▶ _TASK DIRECTIONS_: Would you repeat the listing exactly but omit every picture?

** Start PROVIDED MATERIAL **

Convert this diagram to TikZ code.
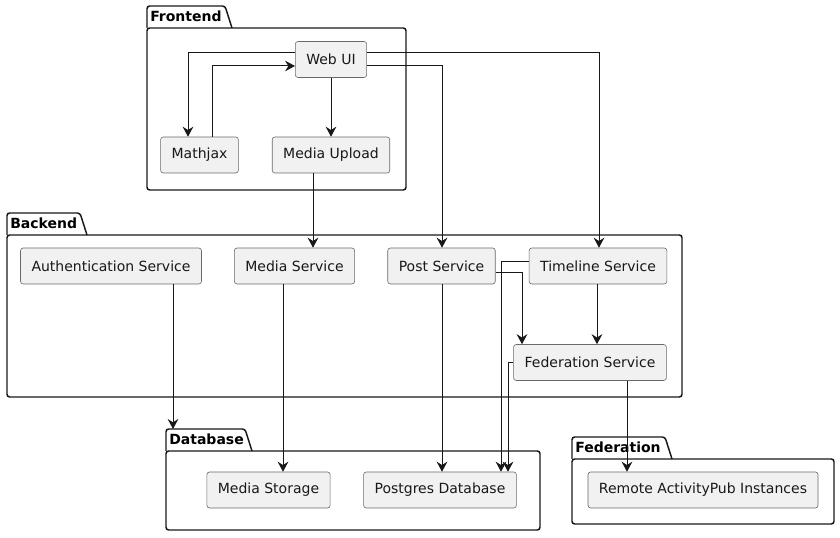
\documentclass[tikz,border=0pt]{standalone}
\usepackage{fontspec}
\setmainfont{DejaVu Sans}
\usetikzlibrary{arrows.meta}
\definecolor{boxfill}{HTML}{F1F1F1}
\definecolor{umlline}{HTML}{181818}

\begin{document}
\begin{tikzpicture}[x=0.75pt,y=-0.75pt,
component/.style={draw=umlline!65,line width=0.45pt,fill=boxfill,rounded corners=2pt,minimum height=27pt,inner xsep=8.25pt,font=\fontsize{10.5}{12}\selectfont,text=umlline},
package/.style={draw=umlline,line width=1.1pt,rounded corners=2pt},
pkglabel/.style={anchor=west,inner sep=0pt,font=\fontsize{10.5}{12}\selectfont\bfseries,text=black},
link/.style={draw=umlline,line width=0.75pt,-{Stealth[length=7.5pt,width=8pt,inset=2.5pt]}}]
\useasboundingbox (0,0) rectangle (840,538);
\draw[package] (147,28) -- (147,6) -- (225,6) -- (232,28);
\draw[package] (147,28) rectangle (406,190);
\node[pkglabel] (frontendlbl) at (150,16.5) {Frontend};
\draw[package] (7,235) -- (7,213) -- (80,213) -- (87,235);
\draw[package] (7,235) rectangle (682,397);
\node[pkglabel] (backendlbl) at (10,223.5) {Backend};
\draw[package] (166,451) -- (166,429) -- (245,429) -- (252,451);
\draw[package] (166,451) rectangle (540,530);
\node[pkglabel] (databaselbl) at (169,439.5) {Database};
\coordinate (dbpkg) at (173,429);
\draw[package] (572,459) -- (572,437) -- (665,437) -- (672,459);
\draw[package] (572,459) rectangle (834,524);
\node[pkglabel] (federationlbl) at (575,447.5) {Federation};
\node[component] (webui) at (331,59.5) {Web UI};
\node[component] (mathjax) at (199.5,155) {Mathjax};
\node[component] (mediaupload) at (331,155) {Media Upload};
\node[component] (auth) at (111,266) {Authentication Service};
\node[component] (mediasvc) at (294.5,266) {Media Service};
\node[component] (post) at (441.5,266) {Post Service};
\node[component] (timeline) at (598,266) {Timeline Service};
\node[component] (fedsvc) at (590,362.5) {Federation Service};
\node[component] (storage) at (268.5,490) {Media Storage};
\node[component] (postgres) at (440,490) {Postgres Database};
\node[component] (remote) at (703,490) {Remote ActivityPub Instances};
\draw[link] (webui.west |- 0,53) -| (188,0 |- mathjax.north);
\draw[link] (212,0 |- mathjax.north) |- (webui.west |- 0,66);
\draw[link] (webui) -- (mediaupload);
\draw[link] (webui.east |- 0,53) -| (599,0 |- timeline.north);
\draw[link] (webui.east |- 0,66) -| (442,0 |- post.north);
\draw[link] (313,0 |- mediaupload.south) -- (313,0 |- mediasvc.north);
\draw[link] (173,0 |- auth.south) -- (dbpkg);
\draw[link] (283,0 |- mediasvc.south) -- (283,0 |- storage.north);
\draw[link] (442,0 |- post.south) -- (442,0 |- postgres.north);
\draw[link] (post.east |- 0,273) -| (522,0 |- fedsvc.north);
\draw[link] (timeline.west |- 0,262) -| (501,0 |- postgres.north);
\draw[link] (fedsvc.west |- 0,363) -| (508,0 |- postgres.north);
\draw[link] (597,0 |- timeline.south) -- (597,0 |- fedsvc.north);
\draw[link] (627,0 |- fedsvc.south) -- (627,0 |- remote.north);
\end{tikzpicture}
\end{document}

** End PROVIDED MATERIAL **

▶ _ANSWER TO THIS PROBLEM_:
Convert this diagram to TikZ code.
\documentclass[tikz,border=0pt]{standalone}
\usepackage{fontspec}
\setmainfont{DejaVu Sans}
\usetikzlibrary{arrows.meta}
\definecolor{boxfill}{HTML}{F1F1F1}
\definecolor{umlline}{HTML}{181818}

\begin{document}
\begin{tikzpicture}[x=0.75pt,y=-0.75pt,
component/.style={draw=umlline!65,line width=0.45pt,fill=boxfill,rounded corners=2pt,minimum height=27pt,inner xsep=8.25pt,font=\fontsize{10.5}{12}\selectfont,text=umlline},
package/.style={draw=umlline,line width=1.1pt,rounded corners=2pt},
pkglabel/.style={anchor=west,inner sep=0pt,font=\fontsize{10.5}{12}\selectfont\bfseries,text=black},
link/.style={draw=umlline,line width=0.75pt,-{Stealth[length=7.5pt,width=8pt,inset=2.5pt]}}]
\useasboundingbox (0,0) rectangle (840,538);
\draw[package] (147,28) -- (147,6) -- (225,6) -- (232,28);
\draw[package] (147,28) rectangle (406,190);
\node[pkglabel] (frontendlbl) at (150,16.5) {Frontend};
\draw[package] (7,235) -- (7,213) -- (80,213) -- (87,235);
\draw[package] (7,235) rectangle (682,397);
\node[pkglabel] (backendlbl) at (10,223.5) {Backend};
\draw[package] (166,451) -- (166,429) -- (245,429) -- (252,451);
\draw[package] (166,451) rectangle (540,530);
\node[pkglabel] (databaselbl) at (169,439.5) {Database};
\coordinate (dbpkg) at (173,429);
\draw[package] (572,459) -- (572,437) -- (665,437) -- (672,459);
\draw[package] (572,459) rectangle (834,524);
\node[pkglabel] (federationlbl) at (575,447.5) {Federation};
\node[component] (webui) at (331,59.5) {Web UI};
\node[component] (mathjax) at (199.5,155) {Mathjax};
\node[component] (mediaupload) at (331,155) {Media Upload};
\node[component] (auth) at (111,266) {Authentication Service};
\node[component] (mediasvc) at (294.5,266) {Media Service};
\node[component] (post) at (441.5,266) {Post Service};
\node[component] (timeline) at (598,266) {Timeline Service};
\node[component] (fedsvc) at (590,362.5) {Federation Service};
\node[component] (storage) at (268.5,490) {Media Storage};
\node[component] (postgres) at (440,490) {Postgres Database};
\node[component] (remote) at (703,490) {Remote ActivityPub Instances};
\draw[link] (webui.west |- 0,53) -| (188,0 |- mathjax.north);
\draw[link] (212,0 |- mathjax.north) |- (webui.west |- 0,66);
\draw[link] (webui) -- (mediaupload);
\draw[link] (webui.east |- 0,53) -| (599,0 |- timeline.north);
\draw[link] (webui.east |- 0,66) -| (442,0 |- post.north);
\draw[link] (313,0 |- mediaupload.south) -- (313,0 |- mediasvc.north);
\draw[link] (173,0 |- auth.south) -- (dbpkg);
\draw[link] (283,0 |- mediasvc.south) -- (283,0 |- storage.north);
\draw[link] (442,0 |- post.south) -- (442,0 |- postgres.north);
\draw[link] (post.east |- 0,273) -| (522,0 |- fedsvc.north);
\draw[link] (timeline.west |- 0,262) -| (501,0 |- postgres.north);
\draw[link] (fedsvc.west |- 0,363) -| (508,0 |- postgres.north);
\draw[link] (597,0 |- timeline.south) -- (597,0 |- fedsvc.north);
\draw[link] (627,0 |- fedsvc.south) -- (627,0 |- remote.north);
\end{tikzpicture}
\end{document}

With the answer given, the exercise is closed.